Let us try $\varphi: G\to \mathbb R^*\times \mathbb R^*$ given by $$\begin{pmatrix} a & b \\ 0 & d\end{pmatrix} \mapsto (a,d).$$ (By $\mathbb R^*$ I denote the group $\mathbb R^*=\mathbb R\setminus\{0\}$ with multiplication. By $G\times H$ I denote the direct product of two groups, maybe your book uses notation $G\oplus H$ for this.)

It is relatively easy to verify that $\varphi$ is a surjective homomorphism. It is clear that $\operatorname{Ker} \varphi=N$. Hence, by the first isomorphism theorem, $$G/N \cong \mathbb R^*\times\mathbb R^*$$ This is a commutative group.


If you prefer, for any reason, not using the first isomorphism theorem, you could also try to verify one of equivalent definitions of normal subgroup and then describe the cosets and their multiplication.

In this case you have $$\begin{pmatrix} a & b \\ 0 & d \end{pmatrix} \begin{pmatrix} 1 & b' \\ 0 & 1 \end{pmatrix} \frac1{ad} \begin{pmatrix} d & -b \\ 0 & a \end{pmatrix}= \begin{pmatrix} 1 & \frac{ab'}d \\ 0 & 1 \end{pmatrix}$$ (I have omitted the computations), which shows that $xNx^{-1}\subseteq N$ for any $x\in G$.

You can find out easily that cosets are the sets of the form $$\{\begin{pmatrix} x & y \\ 0 & z \end{pmatrix}; y\in\mathbb R\}$$ for $x,z\in\mathbb R\setminus\{0\}$ and that the multiplication of cosets representatives $\begin{pmatrix} x & 0 \\ 0 & z \end{pmatrix}$ is coordinate-wise.

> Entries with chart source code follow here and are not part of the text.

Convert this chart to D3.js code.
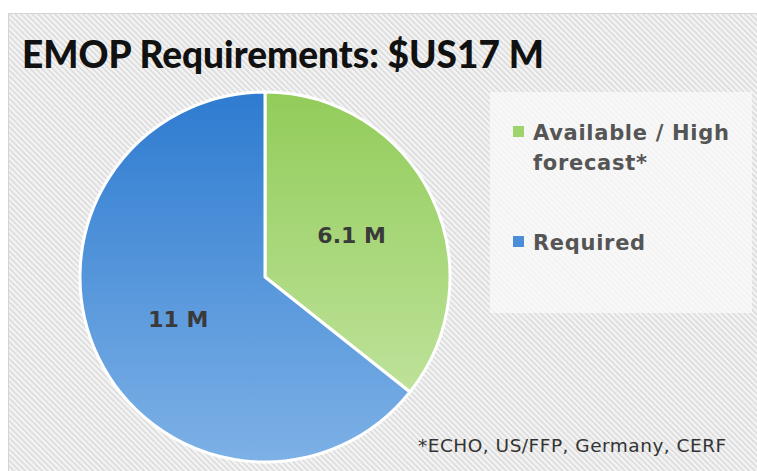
<!DOCTYPE html>
<html>
<head>
<meta charset="utf-8">
<script src="https://cdn.jsdelivr.net/npm/d3@7"></script>
<style>
  body { margin: 0; background: #fff; }
  svg { display: block; }
  text { font-family: "DejaVu Sans", sans-serif; }
</style>
</head>
<body>
<svg id="chart"></svg>
<script>
// data
const categories = ["Available / High forecast*", "Required"];
const values = [6.1, 11];
const sliceLabels = ["6.1 M", "11 M"];
const legendLines = [["Available / High", "forecast*"], ["Required"]];
const title = "EMOP Requirements: $US17 M";
const footnote = "*ECHO, US/FFP, Germany, CERF";

const W = 757, H = 471;
const cx = 265, cy = 277, r = 185;

const svg = d3.select("#chart").attr("width", W).attr("height", H);
const defs = svg.append("defs");

// hatched background
const pat = defs.append("pattern")
  .attr("id", "hatch").attr("width", 4).attr("height", 4)
  .attr("patternUnits", "userSpaceOnUse")
  .attr("patternTransform", "rotate(-45)");
pat.append("rect").attr("width", 4).attr("height", 4).attr("fill", "#f4f4f4");
pat.append("rect").attr("width", 1.6).attr("height", 4).attr("fill", "#dadada");

// vertical gradients for slices (coords relative to the pie group)
const grads = [
  { id: "gGreen", top: "#92cc5a", bottom: "#c8e7a8" },
  { id: "gBlue", top: "#2e7bd0", bottom: "#7db1e6" }
];
grads.forEach(g => {
  const lg = defs.append("linearGradient").attr("id", g.id)
    .attr("gradientUnits", "userSpaceOnUse")
    .attr("x1", 0).attr("x2", 0).attr("y1", -r).attr("y2", r);
  lg.append("stop").attr("offset", "0%").attr("stop-color", g.top);
  lg.append("stop").attr("offset", "100%").attr("stop-color", g.bottom);
});

const color = d3.scaleOrdinal().domain(categories).range(["url(#gGreen)", "url(#gBlue)"]);
const swatch = d3.scaleOrdinal().domain(categories).range(["#9fd36c", "#4a8ed8"]);

svg.append("rect").attr("x", 8).attr("y", 13).attr("width", W - 8).attr("height", H - 13)
  .attr("fill", "url(#hatch)");
svg.append("path").attr("d", `M8.5,${H}V13.5H${W}`).attr("fill", "none").attr("stroke", "#d4d4d4");

svg.append("text").attr("x", 22).attr("y", 68)
  .style("font-family", "Lato, sans-serif")
  .attr("font-size", 37).attr("font-weight", 900).attr("fill", "#111")
  .text(title);

// pie
const pie = d3.pie().sort(null).value(d => d.value);
const arc = d3.arc().innerRadius(0).outerRadius(r);
const data = categories.map((c, i) => ({ cat: c, value: values[i], label: sliceLabels[i] }));
const arcs = pie(data);

const g = svg.append("g").attr("transform", `translate(${cx},${cy})`);
g.selectAll("path").data(arcs).enter().append("path")
  .attr("d", arc)
  .attr("fill", d => color(d.data.cat))
  .attr("stroke", "#fff").attr("stroke-width", 3).attr("stroke-linejoin", "round");

const labelArc = d3.arc().innerRadius(r * 0.52).outerRadius(r * 0.52);
g.selectAll("text.lbl").data(arcs).enter().append("text")
  .attr("class", "lbl")
  .attr("transform", d => {
    const [x, y] = labelArc.centroid(d);
    return `translate(${x},${y})`;
  })
  .attr("text-anchor", "middle").attr("dy", "0.36em")
  .attr("font-size", 22).attr("font-weight", "bold").attr("fill", "#3a3a3a")
  .text(d => d.data.label);

// legend
svg.append("rect").attr("x", 490).attr("y", 92).attr("width", 262).attr("height", 221)
  .attr("fill", "#fafafa").attr("fill-opacity", 0.75);

const legendY = d3.scalePoint().domain(categories).range([140, 250]);
const lg = svg.append("g");
const item = lg.selectAll("g").data(categories).enter().append("g")
  .attr("transform", d => `translate(513,${legendY(d)})`);
item.append("rect").attr("x", 0).attr("y", -14).attr("width", 11).attr("height", 11)
  .attr("fill", d => swatch(d));
item.append("text").attr("x", 20).attr("y", 0)
  .attr("font-size", 21).attr("font-weight", "bold").attr("fill", "#555")
  .attr("letter-spacing", 0.7)
  .selectAll("tspan").data((d, i) => legendLines[i]).enter().append("tspan")
  .attr("x", 20).attr("dy", (d, i) => i === 0 ? 0 : 30)
  .text(d => d);

svg.append("text").attr("x", 418).attr("y", 452)
  .attr("font-size", 18.5).attr("fill", "#333")
  .attr("letter-spacing", 0.5)
  .text(footnote);
</script>
</body>
</html>
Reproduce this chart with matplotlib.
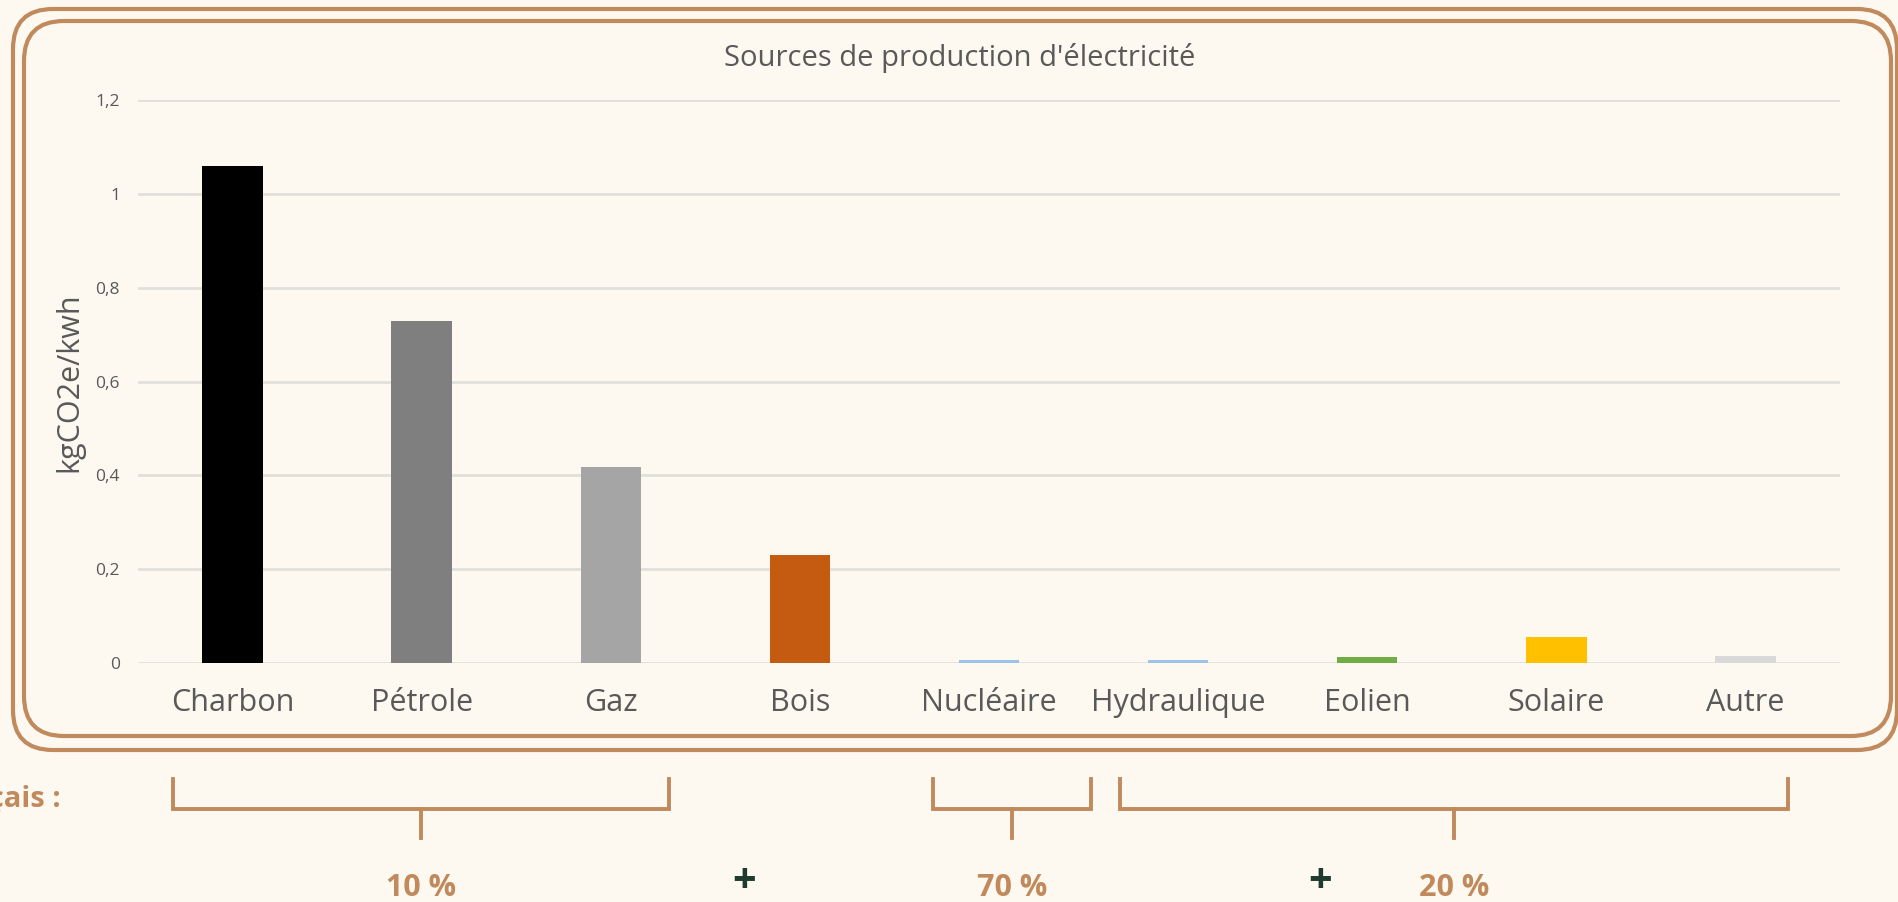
import matplotlib
matplotlib.use("Agg")
import matplotlib.pyplot as plt
from matplotlib.patches import FancyBboxPatch

# data
sources = ["Charbon", "Pétrole", "Gaz", "Bois", "Nucléaire",
           "Hydraulique", "Eolien", "Solaire", "Autre"]
emissions = [1.06, 0.73, 0.418, 0.23, 0.006, 0.006, 0.013, 0.055, 0.015]
colors = ["#000000", "#7f7f7f", "#a5a5a5", "#c55a11", "#9dc3e6",
          "#9dc3e6", "#70ad47", "#ffc000", "#d9d9d9"]
yticks = [0, 0.2, 0.4, 0.6, 0.8, 1.0, 1.2]
ytick_labels = ["0", "0,2", "0,4", "0,6", "0,8", "1", "1,2"]
groups = ["10 %", "70 %", "20 %"]

# layout (pixels, y from top)
bracket_x = [(173, 669), (933, 1091), (1120, 1788)]
plus_x = [744, 1320]

bg = "#fdf9f1"
brown = "#c08a5d"
grey_txt = "#595959"
plt.rcParams["font.family"] = ["Open Sans", "DejaVu Sans"]

W, H = 1898, 902
fig = plt.figure(figsize=(W / 100, H / 100), dpi=100, facecolor=bg)

# background layer in pixel coords (y down)
bgax = fig.add_axes([0, 0, 1, 1], zorder=0)
bgax.set_xlim(0, W)
bgax.set_ylim(H, 0)
bgax.axis("off")

for (x0, y0, x1, y1) in [(13, 9, 1897, 750), (24, 21, 1891, 736)]:
    bgax.add_patch(FancyBboxPatch((x0, y0), x1 - x0, y1 - y0,
                                  boxstyle="round,pad=0,rounding_size=40",
                                  fc="none", ec=brown, lw=3))

# bar chart
ax_left, ax_right = 138, 1840
ax_top, ax_bot = 100.5, 663
ax = fig.add_axes([ax_left / W, 1 - ax_bot / H, (ax_right - ax_left) / W,
                   (ax_bot - ax_top) / H], zorder=2)
ax.set_facecolor("none")
x = list(range(len(sources)))
ax.bar(x, emissions, width=0.32, color=colors, zorder=3)
ax.set_xlim(-0.5, len(sources) - 0.5)
ax.set_ylim(0, 1.2)
ax.set_yticks(yticks)
ax.set_yticklabels(ytick_labels, fontsize=12.5, color=grey_txt)
ax.set_xticks(x)
ax.set_xticklabels(sources, fontsize=22, color=grey_txt)
ax.tick_params(axis="both", length=0)
ax.tick_params(axis="x", pad=18)
ax.tick_params(axis="y", pad=13)
for s in ax.spines.values():
    s.set_visible(False)
ax.grid(axis="y", color="#e2e0db", lw=2, zorder=0)
ax.set_ylabel("kgCO2e/kwh", fontsize=22, color=grey_txt, labelpad=8)
fig.text(960 / W, 1 - 58 / H, "Sources de production d'électricité",
         fontsize=21, color=grey_txt, ha="center", va="center")

# brackets grouping the sources
for (xa, xb), lab in zip(bracket_x, groups):
    xm = (xa + xb) / 2
    bgax.plot([xa, xa, xb, xb], [779, 809, 809, 779], color=brown, lw=2.8,
              solid_joinstyle="miter")
    bgax.plot([xm, xm], [809, 838], color=brown, lw=2.8)
    bgax.text(xm, 888, lab, ha="center", va="center", fontsize=22,
              fontweight="bold", color=brown)

bgax.text(61, 807, "Mix français :", ha="right", va="baseline", fontsize=21,
          fontweight="bold", color=brown)
for px in plus_x:
    bgax.text(px, 882, "+", ha="center", va="center", fontsize=30,
              fontweight="bold", color="#1f3a2e")

fig.savefig("out.png", dpi=100, facecolor=bg)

I would like to add one more way to solve the problem. If $A= \begin{pmatrix} a && b \\ 0 &&c \end{pmatrix}$ and $B= \begin{pmatrix} d && e \\ 0 &&f \end{pmatrix}$ then $[A,B]=ABA^{-1}B^{-1}=\begin{pmatrix} 1 & -\frac{e}{f}+\frac{\frac{-db}{c}+\frac{ae+bf}{c}}{f} \\ 0 & 1 \end{pmatrix}$. Substituting $e=0$, $f=1$, $c=1$, $b=1$ and $d=1-k$ for any given k we see that $N=G'$ is in fact the (first) derived subgroup of $G$ and therefore $G/N$ is necessarily Abelian (even the largest Abelian factor group of $G$).

Of couse this proof presumes a little more knowledge on the part of the reader than Martin's excellent solution.